Many times in the last few years, I wondered what practical purpose an SUV had on this earth, now I understand. If there had to be an official vehicle of Costa Rica it would be the SUV. There are every sort you can imagine there. The tourists, like me, with Santa Fe's, Daihatsu Begos, RAV4's, Mitsubishis and Suzuki's. The upper echelons had Merc G classes, Defenders with full snorkel gear, really bouncy Land Cruisers and even a few Hummers (which is just dumb since all the roads are sooo narrow). There are the classics, old Broncos (60's and 70's) old Rovers and Land Cruisers and a large amount of Jeeps, from 1940s Willy's to CJs and TJs with all sorts of off road options. It all made sense once we got into the back roads and trails. The views were absolutely breathtaking going up to the highlands, these folks build the highways across the ridgeline rather than in the valleys (due to the rainy season) so you will find long stretches of road with a thousand or so foot drop on either side! Twisty switch-backs up, twisty switch-backs allll the way down! Fun! I would have sadly missed my BMW 635 if it weren't for the gaping pot-holes and the tendency to go from asphalt to gravel to dirt to asphalt all the time. Pura-Vida! The 4X4 made the difference.

Leaving the mountains and going through the rain forest was another heart-stopping display of beauty. Jungle canopied roads twisting though the forest, amazing! There really are no words for the beauty, but again the roads really require a lot of attention. All the bridges are one lane deals with no railings so you really need to observe the right of way at crossings or you are in for a long drop. The pot-holes here are augmented by areas of road that have been washed away in the last rainy season and large blown down trees that are roughly hacked away with chain-saws usually still protruding into the lane. Here the concerned citizens have developed a system of warning.
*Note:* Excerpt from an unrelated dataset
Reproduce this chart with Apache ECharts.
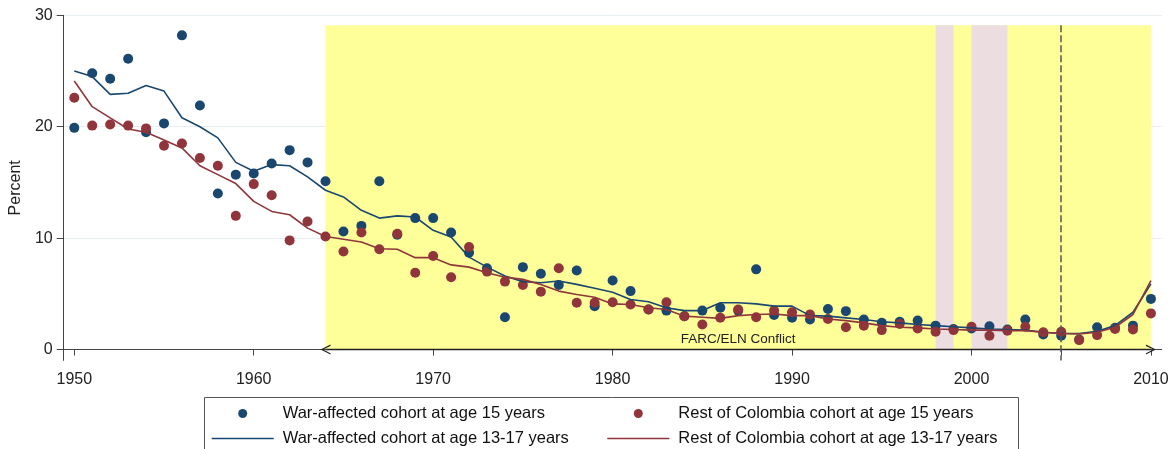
<!DOCTYPE html>
<html>
<head>
    <meta charset="utf-8">
    <title>Teen pregnancy by cohort</title>
    <script src="https://cdn.jsdelivr.net/npm/echarts@6/dist/echarts.min.js"></script>
    <style>
        body { margin: 0; background: #fff; }
        #main { width: 1176px; height: 449px; }
    </style>
</head>
<body>
<div id="main"></div>
<script type="text/javascript">
    // years 1950 .. 2010
    var years = [];
    for (var y = 1950; y <= 2010; y++) years.push(y);

    var warAt15 = [19.9, 24.8, 24.3, 26.1, 19.5, 20.3, 28.2, 21.9, 14.0, 15.7,
        15.8, 16.7, 17.9, 16.8, 15.1, 10.6, 11.1, 15.1, 10.3, 11.8,
        11.8, 10.5, 8.7, 7.3, 2.9, 7.4, 6.8, 5.8, 7.1, 3.9,
        6.2, 5.25, 3.6, 3.5, 3.0, 3.5, 3.75, 3.5, 7.2, 3.1,
        2.85, 2.7, 3.65, 3.45, 2.7, 2.4, 2.5, 2.6, 2.15, 1.85,
        1.9, 2.1, 1.8, 2.7, 1.35, 1.25, 0.9, 2.0, 1.95, 2.15,
        4.55];
    var restAt15 = [22.6, 20.1, 20.2, 20.1, 19.85, 18.3, 18.5, 17.2, 16.5, 12.0,
        14.85, 13.85, 9.8, 11.5, 10.15, 8.8, 10.5, 9.0, 10.4, 6.9,
        8.4, 6.5, 9.2, 7.0, 6.1, 5.8, 5.2, 7.3, 4.2, 4.2,
        4.25, 4.05, 3.6, 4.25, 3.0, 2.25, 2.85, 3.6, 2.9, 3.5,
        3.35, 3.15, 2.75, 2.0, 2.15, 1.75, 2.3, 1.9, 1.6, 1.75,
        2.05, 1.25, 1.7, 2.05, 1.55, 1.6, 0.85, 1.3, 1.85, 1.8,
        3.25];
    var war13to17 = [25.0, 24.5, 22.9, 23.0, 23.7, 23.2, 20.8, 20.0, 19.0, 16.8,
        16.0, 16.6, 16.5, 15.5, 14.3, 13.7, 12.5, 11.8, 12.0, 11.9,
        10.7, 10.1, 8.3, 7.4, 6.6, 6.1, 6.0, 6.15, 5.85, 5.5,
        5.15, 4.5, 4.3, 3.75, 3.5, 3.5, 4.2, 4.2, 4.1, 3.9,
        3.9, 3.05, 3.0, 2.85, 2.7, 2.5, 2.4, 2.25, 2.15, 2.05,
        1.95, 1.85, 1.8, 1.75, 1.55, 1.45, 1.45, 1.65, 2.15, 3.35,
        5.9];
    var rest13to17 = [24.1, 21.8, 20.8, 19.8, 19.5, 18.8, 18.1, 16.5, 15.7, 14.9,
        13.3, 12.4, 12.1, 10.9, 10.15, 9.9, 9.65, 9.05, 9.0, 8.25,
        8.25, 7.6, 7.4, 6.9, 6.5, 6.3, 5.85, 5.25, 4.95, 4.7,
        4.1, 4.05, 3.75, 3.6, 3.0, 2.9, 2.8, 3.05, 3.15, 3.2,
        3.05, 3.05, 2.75, 2.6, 2.4, 2.15, 2.0, 1.95, 1.85, 1.8,
        1.75, 1.75, 1.7, 1.7, 1.55, 1.45, 1.4, 1.55, 2.0, 3.15,
        6.2];

    var xTickLabels = [1950, 1960, 1970, 1980, 1990, 2000, 2010];
    var xTickMarks = [1950, 1960, 1970, 1980, 1990, 2000, 2005, 2010];
    var yTicks = [0, 10, 20, 30];

    var conflictSpan = [1964, 2010];
    var pinkBands = [[1998, 1999], [2000, 2002]];
    var shadeTop = 29.1;
    var breakYear = 2005;

    var names = [
        'War-affected cohort at age 15 years',
        'Rest of Colombia cohort at age 15 years',
        'War-affected cohort at age 13-17 years',
        'Rest of Colombia cohort at age 13-17 years'
    ];

    var BLUE = '#1a476f', RED = '#90353b';
    var FONT = '"Liberation Sans", Arial, sans-serif';

    function pairs(vals) {
        return years.map(function (yr, i) { return [yr, vals[i]]; });
    }

    var areas = [[
        {xAxis: conflictSpan[0], yAxis: 0, itemStyle: {color: '#ffff99'}},
        {xAxis: conflictSpan[1], yAxis: shadeTop}
    ]];
    pinkBands.forEach(function (b) {
        areas.push([
            {xAxis: b[0], yAxis: 0, itemStyle: {color: '#ebdde0'}},
            {xAxis: b[1], yAxis: shadeTop}
        ]);
    });

    // open arrow head, pointing up (markLine rotates it)
    var chevron = 'path://M5,0L10,10L8.6,10L5,2.6L1.4,10L0,10Z';
    // thin horizontal bar centred in the legend icon box
    var legendLine = 'path://M0,0L0.01,0L0,0.01Z M0,3.7L62,3.7L62,5.3L0,5.3Z M0,9L0.01,9L0,8.99Z';

    var legendBase = {
        top: 405,
        orient: 'vertical',
        padding: 0,
        itemWidth: 62,
        itemHeight: 9,
        itemGap: 8,
        selectedMode: false,
        textStyle: {fontSize: 16.5, color: '#111', lineHeight: 14, padding: [0, 0, 0, 4]}
    };

    var option = {
        animation: false,
        textStyle: {fontFamily: FONT},
        grid: {left: 62.5, right: 14.3, top: 15.3, bottom: 88.6},
        xAxis: {
            type: 'value',
            min: 1949.41,
            max: 2010.6,
            axisLine: {lineStyle: {color: '#444', width: 1}},
            axisTick: {customValues: xTickMarks, length: 6, lineStyle: {color: '#444'}},
            axisLabel: {
                customValues: xTickLabels, color: '#222', fontSize: 16, margin: 11,
                formatter: function (v) { return String(v); }
            },
            splitLine: {show: false}
        },
        yAxis: {
            type: 'value',
            min: -0.97,
            max: 30,
            name: 'Percent',
            nameLocation: 'middle',
            nameGap: 33,
            nameTextStyle: {color: '#222', fontSize: 16},
            axisLine: {show: true, lineStyle: {color: '#444', width: 1}},
            axisTick: {show: true, customValues: yTicks, length: 7, lineStyle: {color: '#444'}},
            axisLabel: {customValues: yTicks, color: '#222', fontSize: 16, margin: 11},
            splitLine: {show: true, lineStyle: {color: '#e6eef1', width: 1}}
        },
        legend: [
            Object.assign({}, legendBase, {
                left: 211.7,
                data: [{name: names[0], icon: 'circle'}, {name: names[2], icon: legendLine}]
            }),
            Object.assign({}, legendBase, {
                left: 607.3,
                data: [{name: names[1], icon: 'circle'}, {name: names[3], icon: legendLine}]
            })
        ],
        graphic: [{
            type: 'rect',
            z: -1,
            shape: {x: 204.5, y: 397.5, width: 814, height: 80},
            style: {fill: '#fff', stroke: '#555', lineWidth: 1}
        }],
        series: [
            {
                name: names[0],
                type: 'scatter',
                symbolSize: 10,
                itemStyle: {color: BLUE, opacity: 1},
                data: pairs(warAt15),
                markArea: {
                    silent: true,
                    label: {show: false},
                    data: areas
                },
                markLine: {
                    silent: true,
                    symbol: [chevron, chevron],
                    symbolSize: 10,
                    lineStyle: {color: '#222', width: 1.3, type: 'solid'},
                    label: {
                        show: true,
                        position: 'middle',
                        formatter: 'FARC/ELN Conflict',
                        color: '#222',
                        fontSize: 13.5,
                        distance: 3
                    },
                    data: [[{coord: [conflictSpan[0], 0]}, {coord: [conflictSpan[1], 0]}]]
                }
            },
            {
                name: names[1],
                type: 'scatter',
                symbolSize: 10,
                itemStyle: {color: RED, opacity: 1},
                data: pairs(restAt15),
                markLine: {
                    silent: true,
                    symbol: ['none', 'none'],
                    lineStyle: {color: '#555', width: 1.5, type: [7, 3]},
                    label: {show: false},
                    data: [[{coord: [breakYear, shadeTop]}, {coord: [breakYear, -0.97]}]]
                }
            },
            {
                name: names[2],
                type: 'line',
                symbol: 'none',
                lineStyle: {color: BLUE, width: 1.6},
                itemStyle: {color: BLUE},
                data: pairs(war13to17)
            },
            {
                name: names[3],
                type: 'line',
                symbol: 'none',
                lineStyle: {color: RED, width: 1.6},
                itemStyle: {color: RED},
                data: pairs(rest13to17)
            }
        ]
    };

    var myChart = echarts.init(document.getElementById('main'));
    myChart.setOption(option);
</script>
</body>
</html>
Remember this word: PELLIGRO! It means DANGER! And if you see it scrawled on the road in messy spray-paint, slow down! something really messed up is probably around the next bend. The other trusted method to watch out for is the "old tree branch with a plastic shopping bag tied to it stuck in the ground beside the road" trick, also a very good idea to slow down if you see one (perhaps this method is employed by people without the resources to get a can of spray-paint?) all in all its best to stay on your toes and enjoy the scenery.


"old tree branch with a plastic shopping bag tied to it stuck in the ground beside the road" trick, also a very good idea to slow down if you see one

The prairies and coastal roads are of a much flatter variety but the same defences still apply. It is truly remarkable how much the scenery changes in this tiny country, the sights and smells and sounds of the trip will remain with me for the rest of my life. But I have taken a lesson away from there too; its not me driving 160 km/h through a red light with 4 prostitutes and a martini on my way to the casino to get some pot I have to worry about in Costa Rica, it's the other guy! Pura-Vida!